▸ **Supplied information**:
□ □ □ □ □ □ □

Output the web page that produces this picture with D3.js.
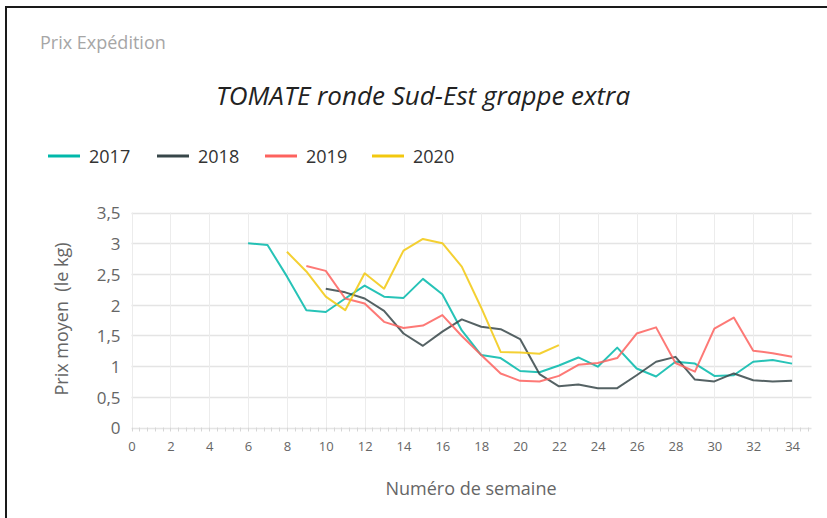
<!DOCTYPE html>
<html><head><meta charset="utf-8">
<script src="https://cdn.jsdelivr.net/npm/d3@7"></script>
<style>body{margin:0;background:#fff}svg{display:block}</style>
</head><body>
<svg id="c" width="827" height="518"></svg>
<script>
const years = ["2017", "2018", "2019", "2020"];
const colors = ["#01B8AA", "#374649", "#FD625E", "#F2C80F"];
const startWeeks = [6, 10, 9, 8];
const values2017 = [3.00, 2.97, 2.46, 1.91, 1.88, 2.10, 2.31, 2.13, 2.11, 2.42, 2.17, 1.58, 1.18, 1.13, 0.92, 0.90, 1.01, 1.14, 0.99, 1.30, 0.96, 0.83, 1.07, 1.04, 0.84, 0.85, 1.07, 1.10, 1.04];
const values2018 = [2.26, 2.20, 2.10, 1.90, 1.53, 1.33, 1.56, 1.76, 1.64, 1.60, 1.44, 0.87, 0.67, 0.70, 0.64, 0.64, 0.85, 1.07, 1.15, 0.78, 0.75, 0.88, 0.77, 0.75, 0.76];
const values2019 = [2.63, 2.55, 2.10, 2.02, 1.72, 1.62, 1.66, 1.83, 1.49, 1.18, 0.88, 0.76, 0.75, 0.84, 1.02, 1.05, 1.13, 1.53, 1.63, 1.05, 0.91, 1.61, 1.79, 1.25, 1.21, 1.15];
const values2020 = [2.86, 2.54, 2.13, 1.91, 2.51, 2.26, 2.88, 3.07, 3.00, 2.62, 1.95, 1.23, 1.22, 1.20, 1.34];
const xTicks = [0, 2, 4, 6, 8, 10, 12, 14, 16, 18, 20, 22, 24, 26, 28, 30, 32, 34];
const yTicks = [0, 0.5, 1, 1.5, 2, 2.5, 3, 3.5];
const allValues = [values2017, values2018, values2019, values2020];

const FONT = "'Segoe UI', 'Open Sans', sans-serif";
const svg = d3.select("#c");
svg.append("rect").attr("width", 827).attr("height", 518).attr("fill", "#fff");

// frame
svg.append("path").attr("d", "M6,518 V7 H827").attr("fill", "none").attr("stroke", "#1a1a1a").attr("stroke-width", 2);

const x = d3.scaleLinear().domain([0, 35]).range([131.5, 811.5]);
const y = d3.scaleLinear().domain([0, 3.5]).range([427.5, 212.5]);

// grid
const g = svg.append("g");
g.selectAll(".hg").data(yTicks).join("line")
  .attr("x1", x(0)).attr("x2", x(35)).attr("y1", d => Math.round(y(d)) + 0.5).attr("y2", d => Math.round(y(d)) + 0.5)
  .attr("stroke", "#e4e4e4").attr("stroke-width", 1.5);
g.selectAll(".vg").data(xTicks).join("line")
  .attr("x1", d => Math.round(x(d)) + 0.5).attr("x2", d => Math.round(x(d)) + 0.5).attr("y1", y(3.5)).attr("y2", y(0))
  .attr("stroke", "#ececec").attr("stroke-width", 1);

// minor ticks on x baseline
const minor = d3.range(0, 35.01, 0.4);
g.selectAll(".mt").data(minor).join("line")
  .attr("x1", d => Math.round(x(d)) + 0.5).attr("x2", d => Math.round(x(d)) + 0.5)
  .attr("y1", y(0)).attr("y2", y(0) + 4).attr("stroke", "#d6d6d6");

// axes labels via d3 axes
const fmt = d => d3.format("~g")(d).replace(".", ",");
const yAxis = svg.append("g").attr("transform", `translate(${x(0) - 11},1)`)
  .call(d3.axisLeft(y).tickValues(yTicks).tickFormat(fmt).tickSize(0).tickPadding(0));
yAxis.select(".domain").remove();
yAxis.selectAll("text").attr("font-family", FONT).attr("font-size", 17).attr("fill", "#666");

const xAxis = svg.append("g").attr("transform", `translate(0,${y(0) + 14})`)
  .call(d3.axisBottom(x).tickValues(xTicks).tickFormat(d3.format("d")).tickSize(0).tickPadding(0));
xAxis.select(".domain").remove();
xAxis.selectAll("text").attr("font-family", FONT).attr("font-size", 13).attr("fill", "#666");

// lines
const line = d3.line().x(d => x(d.w)).y(d => y(d.v));
years.forEach((yr, i) => {
  const pts = allValues[i].map((v, k) => ({ w: startWeeks[i] + k, v }));
  svg.append("path").datum(pts).attr("d", line).attr("fill", "none")
    .attr("stroke", colors[i]).attr("stroke-width", 2).attr("stroke-linejoin", "round").attr("opacity", 0.85);
});

// texts
svg.append("text").attr("x", 40).attr("y", 49).text("Prix Expédition")
  .attr("font-family", FONT).attr("font-size", 18).attr("fill", "#a6a6a6");
svg.append("text").attr("x", 423).attr("y", 105).attr("text-anchor", "middle").text("TOMATE ronde Sud-Est grappe extra")
  .attr("font-family", FONT).attr("font-size", 26).attr("font-style", "italic").attr("fill", "#222");

const legX = [48, 157, 265, 372];
years.forEach((yr, i) => {
  svg.append("line").attr("x1", legX[i]).attr("x2", legX[i] + 32).attr("y1", 156).attr("y2", 156)
    .attr("stroke", colors[i]).attr("stroke-width", 3);
  svg.append("text").attr("x", legX[i] + 41).attr("y", 163).text(yr)
    .attr("font-family", FONT).attr("font-size", 18).attr("fill", "#333");
});

svg.append("text").attr("transform", "translate(68,319) rotate(-90)").attr("text-anchor", "middle")
  .style("white-space", "pre").text("Prix moyen  (le kg)")
  .attr("font-family", FONT).attr("font-size", 18).attr("fill", "#666");
svg.append("text").attr("x", 471).attr("y", 495).attr("text-anchor", "middle").text("Numéro de semaine")
  .attr("font-family", FONT).attr("font-size", 18).attr("fill", "#666");
</script>
</body></html>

□ □ □ □ □ □ □

▸ **Task details**:
Only the lines from the start of the material through the line containing "d3.scaleLinear().domain([0, 3.5]).range([427.5, 212.5]);" should be transcribed. Pictures stay out.

▸ **Result below**:
Output the web page that produces this picture with D3.js.
<!DOCTYPE html>
<html><head><meta charset="utf-8">
<script src="https://cdn.jsdelivr.net/npm/d3@7"></script>
<style>body{margin:0;background:#fff}svg{display:block}</style>
</head><body>
<svg id="c" width="827" height="518"></svg>
<script>
const years = ["2017", "2018", "2019", "2020"];
const colors = ["#01B8AA", "#374649", "#FD625E", "#F2C80F"];
const startWeeks = [6, 10, 9, 8];
const values2017 = [3.00, 2.97, 2.46, 1.91, 1.88, 2.10, 2.31, 2.13, 2.11, 2.42, 2.17, 1.58, 1.18, 1.13, 0.92, 0.90, 1.01, 1.14, 0.99, 1.30, 0.96, 0.83, 1.07, 1.04, 0.84, 0.85, 1.07, 1.10, 1.04];
const values2018 = [2.26, 2.20, 2.10, 1.90, 1.53, 1.33, 1.56, 1.76, 1.64, 1.60, 1.44, 0.87, 0.67, 0.70, 0.64, 0.64, 0.85, 1.07, 1.15, 0.78, 0.75, 0.88, 0.77, 0.75, 0.76];
const values2019 = [2.63, 2.55, 2.10, 2.02, 1.72, 1.62, 1.66, 1.83, 1.49, 1.18, 0.88, 0.76, 0.75, 0.84, 1.02, 1.05, 1.13, 1.53, 1.63, 1.05, 0.91, 1.61, 1.79, 1.25, 1.21, 1.15];
const values2020 = [2.86, 2.54, 2.13, 1.91, 2.51, 2.26, 2.88, 3.07, 3.00, 2.62, 1.95, 1.23, 1.22, 1.20, 1.34];
const xTicks = [0, 2, 4, 6, 8, 10, 12, 14, 16, 18, 20, 22, 24, 26, 28, 30, 32, 34];
const yTicks = [0, 0.5, 1, 1.5, 2, 2.5, 3, 3.5];
const allValues = [values2017, values2018, values2019, values2020];

const FONT = "'Segoe UI', 'Open Sans', sans-serif";
const svg = d3.select("#c");
svg.append("rect").attr("width", 827).attr("height", 518).attr("fill", "#fff");

// frame
svg.append("path").attr("d", "M6,518 V7 H827").attr("fill", "none").attr("stroke", "#1a1a1a").attr("stroke-width", 2);

const x = d3.scaleLinear().domain([0, 35]).range([131.5, 811.5]);
const y = d3.scaleLinear().domain([0, 3.5]).range([427.5, 212.5]);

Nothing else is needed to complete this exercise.